While Yang’s grandmother used to be the head Christmas chef, Yang recently took on the role. When he was 14, Yang began cooking the Dan Dan noodles with help from his parents.

“Even though my grandma doesn’t cook the full dish anymore, she still insists on chopping the garlic,” Yang said. “She really does care, and it means a lot that she still wants to contribute to the dish.”

Like Yang, senior Fenna Oliphant-Linden has a holiday food tradition that isn’t of American heritage. Oliphant-Linden’s favorite holiday dish — oliebollen, or Dutch fried donuts — comes from the Netherlands. Oliphant-Linden has prepared these sweet delicacies every year on New Year’s Eve with his father since he was five.

“It’s special to me because it’s one thing that never changes; no matter where we are, we always have to make it,” Oliphant-Linden said. “My dad will always take out my grandma’s old apron and put it on to make them, and we use her recipe. It’s meaningful to know that this tradition will carry on to my kids and grandkids and everything.”

The oliebollen creation process entails forming a thick dough and then adding sweet ingredients like apples and raisins into the mix. Oliphant-Linden rolls the dough into small spheres that boil in oil on the stove once formed. The fried oliebollen pile on one another into a small tower on a massive white platter, and after a dusting of powdered sugar, the family’s New Year’s Eve treats are complete.

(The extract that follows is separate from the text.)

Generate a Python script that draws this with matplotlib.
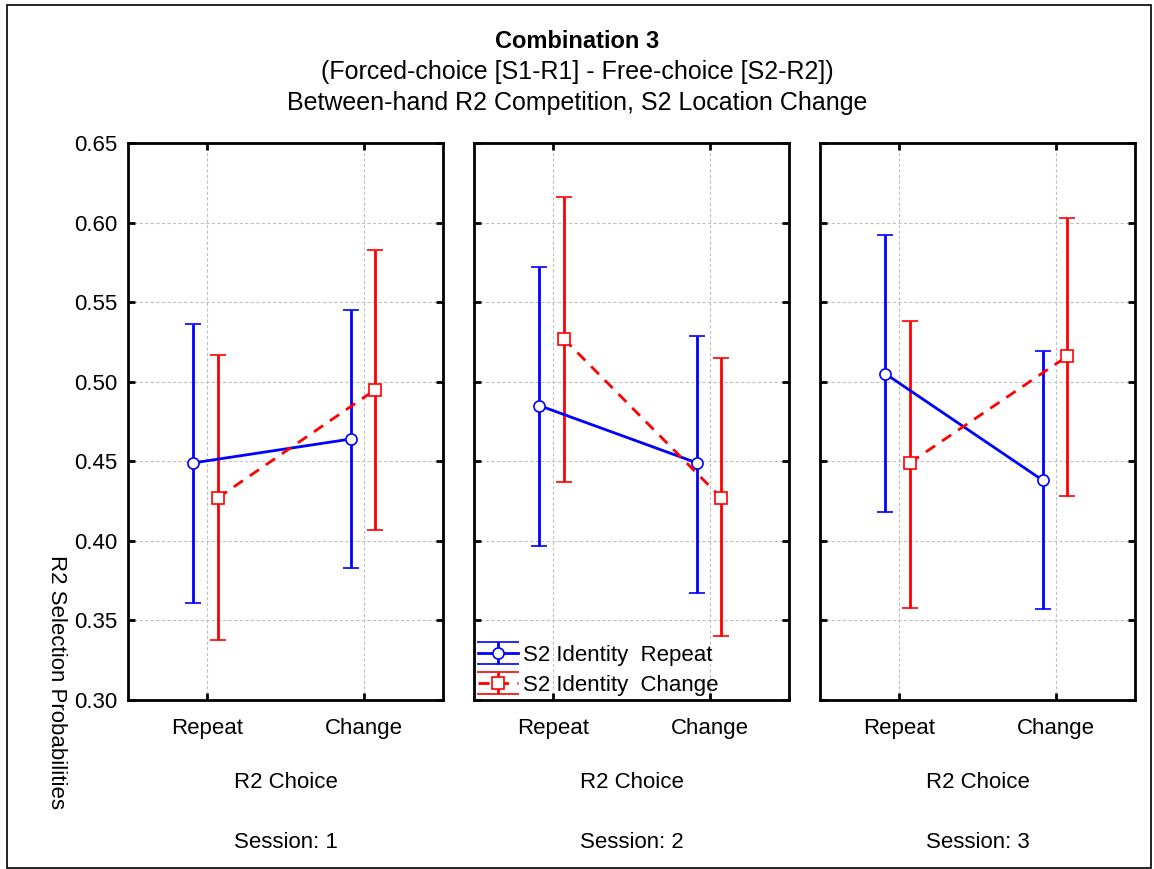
import matplotlib
matplotlib.use("Agg")
import matplotlib.pyplot as plt
from matplotlib.patches import Rectangle
from matplotlib.legend_handler import HandlerErrorbar

plt.rcParams["font.family"] = ["Liberation Sans", "DejaVu Sans"]

# data
categories = ["Repeat", "Change"]
sessions = ["Session: 1", "Session: 2", "Session: 3"]

# S2 Identity Repeat (blue): means, lower and upper limits per session
rep_mean = [[0.449, 0.464], [0.485, 0.449], [0.505, 0.438]]
rep_low = [[0.361, 0.383], [0.397, 0.367], [0.418, 0.357]]
rep_high = [[0.536, 0.545], [0.572, 0.529], [0.592, 0.519]]

# S2 Identity Change (red)
chg_mean = [[0.427, 0.495], [0.527, 0.427], [0.449, 0.516]]
chg_low = [[0.338, 0.407], [0.437, 0.340], [0.358, 0.428]]
chg_high = [[0.517, 0.583], [0.616, 0.515], [0.538, 0.603]]

FS = 16


def wide_caps(h, o):
    # legend caps span the whole handle, like in the original
    h.update_from(o)
    if hasattr(h, "get_marker") and h.get_marker() == "_":
        h.set_markersize(30)


fig = plt.figure(figsize=(11.54, 8.69), dpi=100)

# outer frame
fig.patches.append(Rectangle((0.006, 0.001), 0.991, 0.993, transform=fig.transFigure,
                             fill=False, edgecolor="black", linewidth=1.2))

fig.text(0.5, 0.952, "Combination 3", ha="center", va="center", fontsize=17, fontweight="bold")
fig.text(0.5, 0.917, "(Forced-choice [S1-R1] - Free-choice [S2-R2])", ha="center", va="center", fontsize=18)
fig.text(0.5, 0.881, "Between-hand R2 Competition, S2 Location Change", ha="center", va="center", fontsize=18)
fig.text(0.049, 0.215, "R2 Selection Probabilities", ha="center", va="center", rotation=270, fontsize=FS)

lefts = [128, 474, 820]
width = 315 / 1154
bottom = 169 / 869
height = 557 / 869
x = [0, 1]
off_rep = -0.085
off_chg = 0.07

for i in range(3):
    ax = fig.add_axes([lefts[i] / 1154, bottom, width, height])
    xr = [v + off_rep for v in x]
    xc = [v + off_chg for v in x]
    err_r = [[m - l for m, l in zip(rep_mean[i], rep_low[i])],
             [h - m for m, h in zip(rep_mean[i], rep_high[i])]]
    err_c = [[m - l for m, l in zip(chg_mean[i], chg_low[i])],
             [h - m for m, h in zip(chg_mean[i], chg_high[i])]]
    ax.errorbar(xr, rep_mean[i], yerr=err_r, color="#0000ff", linewidth=2,
                elinewidth=2, capsize=5.5, capthick=2, marker="o", markersize=8,
                markerfacecolor="white", markeredgecolor="#0000ff", markeredgewidth=1.2,
                label="S2 Identity  Repeat", zorder=3)
    ax.errorbar(xc, chg_mean[i], yerr=err_c, color="#ff0000", linewidth=2, linestyle=(0, (4, 3)),
                elinewidth=2, capsize=5.5, capthick=2, marker="s", markersize=8,
                markerfacecolor="white", markeredgecolor="#ff0000", markeredgewidth=1.2,
                label="S2 Identity  Change", zorder=3)

    ax.set_xlim(-0.5, 1.5)
    ax.set_ylim(0.30, 0.65)
    ax.set_xticks(x)
    ax.set_xticklabels(categories, fontsize=FS)
    ax.set_yticks([0.30, 0.35, 0.40, 0.45, 0.50, 0.55, 0.60, 0.65])
    if i == 0:
        ax.set_yticklabels(["%.2f" % v for v in ax.get_yticks()], fontsize=FS)
    else:
        ax.set_yticklabels([])
    ax.tick_params(direction="in", top=True, right=True, length=5, width=2)
    ax.tick_params(axis="x", pad=13)
    ax.tick_params(axis="y", pad=8)
    ax.grid(True, color="#c0c0c0", linestyle=(0, (3, 2)), linewidth=0.8)
    ax.set_axisbelow(True)
    for s in ax.spines.values():
        s.set_linewidth(2)
    ax.set_xlabel("R2 Choice", fontsize=FS, labelpad=24)
    fig.text((lefts[i] + 157.5) / 1154, 1 - 843 / 869, sessions[i], ha="center", va="center", fontsize=FS)

    if i == 1:
        ax.legend(loc="lower left", frameon=False, fontsize=FS, handlelength=1.8,
                  borderaxespad=0.1, labelspacing=0.4, handletextpad=0.2, borderpad=0.1,
                  handler_map={type(ax.containers[0]): HandlerErrorbar(update_func=wide_caps)})

fig.savefig("out.png", dpi=100)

“It’s always an exciting feeling to finally be done with them and eat them because by the time we’re done with them it’s usually one or two p.m., and by that point, it’s starting to really hit me that it’s the end of the year,” Oliphant-Linden said. “Once I have an oliebol, it feels like New Year’s Eve and like it’s a holiday.”

Oliphant-Linden and his family typically sit around the kitchen table and enjoy their first oliebol of the year together. Later, they pack extras into boxes for neighbors and friends. This tradition brings Oliphant-Linden closer to his family members from his dad’s side, all of whom reside in the Netherlands, he said.

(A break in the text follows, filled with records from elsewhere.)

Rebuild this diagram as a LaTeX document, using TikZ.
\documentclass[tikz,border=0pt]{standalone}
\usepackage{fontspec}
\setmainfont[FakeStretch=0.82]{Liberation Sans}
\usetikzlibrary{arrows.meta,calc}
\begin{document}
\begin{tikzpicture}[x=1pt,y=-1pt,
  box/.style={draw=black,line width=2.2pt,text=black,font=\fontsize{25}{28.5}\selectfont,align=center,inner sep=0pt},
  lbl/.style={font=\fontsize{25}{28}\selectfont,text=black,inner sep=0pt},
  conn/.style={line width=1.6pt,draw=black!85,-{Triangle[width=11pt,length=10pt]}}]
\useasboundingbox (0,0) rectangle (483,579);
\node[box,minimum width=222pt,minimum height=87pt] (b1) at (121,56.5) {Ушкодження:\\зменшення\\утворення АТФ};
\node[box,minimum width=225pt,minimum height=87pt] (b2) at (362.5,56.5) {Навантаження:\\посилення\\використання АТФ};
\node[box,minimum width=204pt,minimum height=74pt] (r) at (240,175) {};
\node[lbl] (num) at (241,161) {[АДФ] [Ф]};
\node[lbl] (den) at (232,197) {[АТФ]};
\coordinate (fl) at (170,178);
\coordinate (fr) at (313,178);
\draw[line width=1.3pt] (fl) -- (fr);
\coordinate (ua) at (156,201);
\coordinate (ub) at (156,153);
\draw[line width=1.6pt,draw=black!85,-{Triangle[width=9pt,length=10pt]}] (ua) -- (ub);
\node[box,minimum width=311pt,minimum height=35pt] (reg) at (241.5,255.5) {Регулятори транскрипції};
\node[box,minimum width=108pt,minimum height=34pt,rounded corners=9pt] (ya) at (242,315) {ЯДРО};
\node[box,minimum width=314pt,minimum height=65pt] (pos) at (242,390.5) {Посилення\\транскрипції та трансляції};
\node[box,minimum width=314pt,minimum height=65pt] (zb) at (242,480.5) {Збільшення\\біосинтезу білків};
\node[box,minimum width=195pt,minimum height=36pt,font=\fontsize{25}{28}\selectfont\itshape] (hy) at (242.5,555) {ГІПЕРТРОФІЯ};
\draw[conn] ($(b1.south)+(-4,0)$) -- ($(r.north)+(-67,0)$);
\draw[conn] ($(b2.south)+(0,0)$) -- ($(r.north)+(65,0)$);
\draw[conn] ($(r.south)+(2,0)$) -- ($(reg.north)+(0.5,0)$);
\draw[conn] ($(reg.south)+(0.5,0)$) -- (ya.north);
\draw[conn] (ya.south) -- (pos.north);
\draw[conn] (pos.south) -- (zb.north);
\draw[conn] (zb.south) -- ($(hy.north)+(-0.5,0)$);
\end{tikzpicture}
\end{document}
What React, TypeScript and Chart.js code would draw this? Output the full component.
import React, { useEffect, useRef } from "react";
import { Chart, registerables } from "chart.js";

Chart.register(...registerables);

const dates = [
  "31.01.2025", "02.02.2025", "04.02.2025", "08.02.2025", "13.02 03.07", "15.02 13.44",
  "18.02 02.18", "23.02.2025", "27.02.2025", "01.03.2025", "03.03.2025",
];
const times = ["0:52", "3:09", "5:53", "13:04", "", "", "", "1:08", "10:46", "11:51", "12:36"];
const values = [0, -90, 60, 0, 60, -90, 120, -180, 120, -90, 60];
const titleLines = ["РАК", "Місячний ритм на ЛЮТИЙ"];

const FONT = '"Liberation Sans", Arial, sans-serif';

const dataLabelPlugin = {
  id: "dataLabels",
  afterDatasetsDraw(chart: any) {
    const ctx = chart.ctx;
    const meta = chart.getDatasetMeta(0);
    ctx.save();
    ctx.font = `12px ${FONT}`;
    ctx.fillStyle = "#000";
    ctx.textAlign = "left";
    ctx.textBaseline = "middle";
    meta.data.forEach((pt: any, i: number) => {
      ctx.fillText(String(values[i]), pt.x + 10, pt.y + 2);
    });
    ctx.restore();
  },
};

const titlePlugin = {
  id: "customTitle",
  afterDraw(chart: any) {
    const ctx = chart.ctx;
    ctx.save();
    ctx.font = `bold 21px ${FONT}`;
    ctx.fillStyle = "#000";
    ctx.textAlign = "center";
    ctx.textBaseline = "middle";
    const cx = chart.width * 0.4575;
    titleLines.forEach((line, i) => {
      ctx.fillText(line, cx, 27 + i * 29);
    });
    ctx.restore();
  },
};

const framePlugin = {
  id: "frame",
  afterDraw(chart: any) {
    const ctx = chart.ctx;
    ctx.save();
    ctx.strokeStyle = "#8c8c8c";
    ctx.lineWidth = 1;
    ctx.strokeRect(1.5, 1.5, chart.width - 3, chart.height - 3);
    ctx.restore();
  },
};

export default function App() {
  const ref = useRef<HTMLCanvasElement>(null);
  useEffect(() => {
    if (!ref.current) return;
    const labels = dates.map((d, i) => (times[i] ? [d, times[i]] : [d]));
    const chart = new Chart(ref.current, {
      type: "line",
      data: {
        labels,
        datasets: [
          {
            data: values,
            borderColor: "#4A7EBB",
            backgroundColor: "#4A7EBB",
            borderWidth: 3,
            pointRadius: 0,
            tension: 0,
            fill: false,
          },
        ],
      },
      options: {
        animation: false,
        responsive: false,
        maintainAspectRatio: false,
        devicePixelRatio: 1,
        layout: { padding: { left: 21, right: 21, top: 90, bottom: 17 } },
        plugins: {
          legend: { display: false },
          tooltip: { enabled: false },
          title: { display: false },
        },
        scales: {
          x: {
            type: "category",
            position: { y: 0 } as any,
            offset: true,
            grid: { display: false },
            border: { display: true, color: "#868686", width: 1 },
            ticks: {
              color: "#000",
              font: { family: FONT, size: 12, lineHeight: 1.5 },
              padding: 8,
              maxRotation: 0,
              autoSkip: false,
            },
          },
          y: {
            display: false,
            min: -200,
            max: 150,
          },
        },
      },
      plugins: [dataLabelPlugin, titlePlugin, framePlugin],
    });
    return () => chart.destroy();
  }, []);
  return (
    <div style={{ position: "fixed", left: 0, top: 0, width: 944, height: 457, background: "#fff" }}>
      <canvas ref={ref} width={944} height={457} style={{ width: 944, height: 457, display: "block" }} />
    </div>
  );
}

“Every year we all send pictures to our family group chat of our different oliebollen and it connects us in a way,” Oliphant-Linden said. “It’s a really nice feeling and the reason why we carry on the tradition each year, to stay tied to family.”

Similarly, sophomore Dani Klein views her unique Hanukkah tradition as an avenue to connect with her family, as well as a way to commemorate the Jewish holiday.

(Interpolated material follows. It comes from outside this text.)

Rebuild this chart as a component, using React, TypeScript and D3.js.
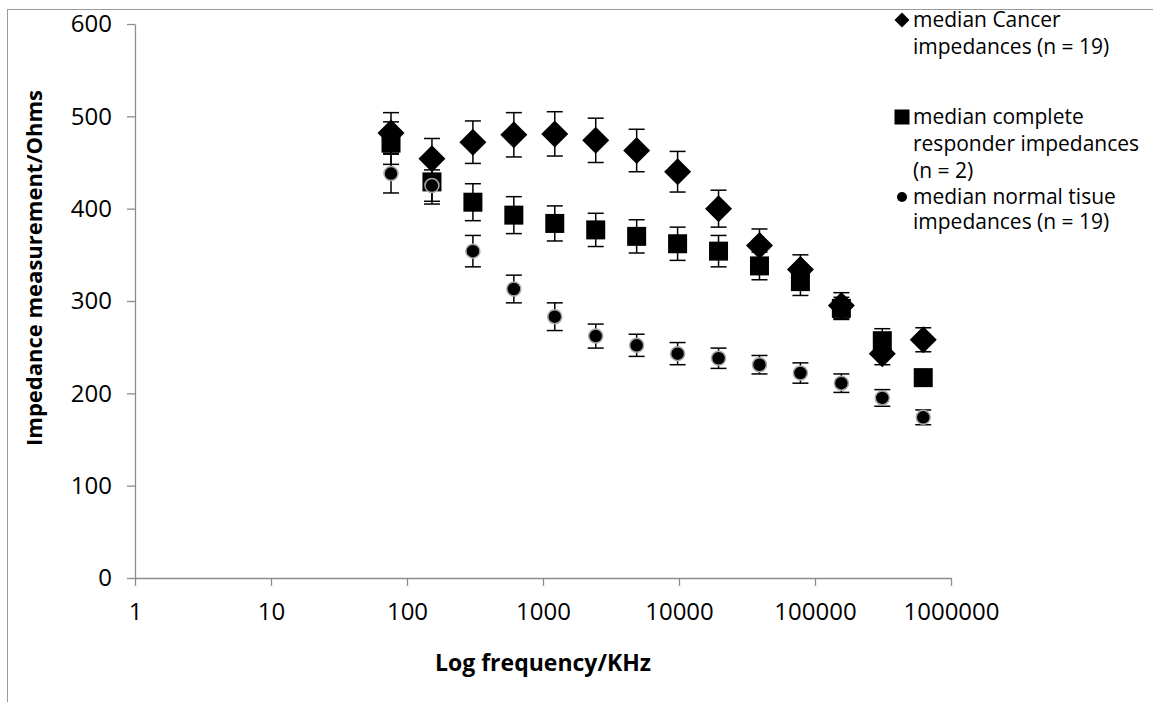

While most latkes — fried potato pancakes — highlight the taste of grated potato, the Klein family prefers to stray from the traditional recipe. The Kleins work together each year to incorporate unique flavors into their latkes, often taking advantage of fresh produce from their backyard garden.

In previous years, the Klein family has featured ingredients like sweet potato, baby red potato, chives, leeks, pepper, turkey bacon, raisins, citrus, cheese and egg in their latkes.

“We just try a lot of crazy stuff and see what works out well,” Klein said. “It’s really fun because we get to use things from our garden, and we also get to cook together.”

Klein, her older sister, her mom and her dad had prepared these one-of-a-kind latkes for Hanukkah for seven years, ever since Klein’s sister became interested in cooking when she was 12. When it comes to making the foundational potato pancake, they use a recipe from Klein’s aunt — but when it’s time to add special ingredients, the Kleins let their creativity take the lead. Klein appreciates that this holiday tradition is distinctive to her family, she said.

“It’s special any time we get to use the food that we grew, but testing new recipes is more fun than if we were all to make normal latkes together because everyone does that,” Klein said. “We added our own spin by experimenting — you never know what’s going to happen and that makes it fun for the family.”

Above all, making this latke dish with family — like the Christmas cookies, Dan Dan noodles and oliebollen — evokes a sense of home and allows for a sweet escape from the outside world.

“It’s a really fun way to observe the holiday because everything’s really crazy around this time of year, but we always get to light the candles and then have traditional Jewish food,” Klein said. “It reminds us that we are in a holiday, and it’s a break from the chaos happening in our normal lives.”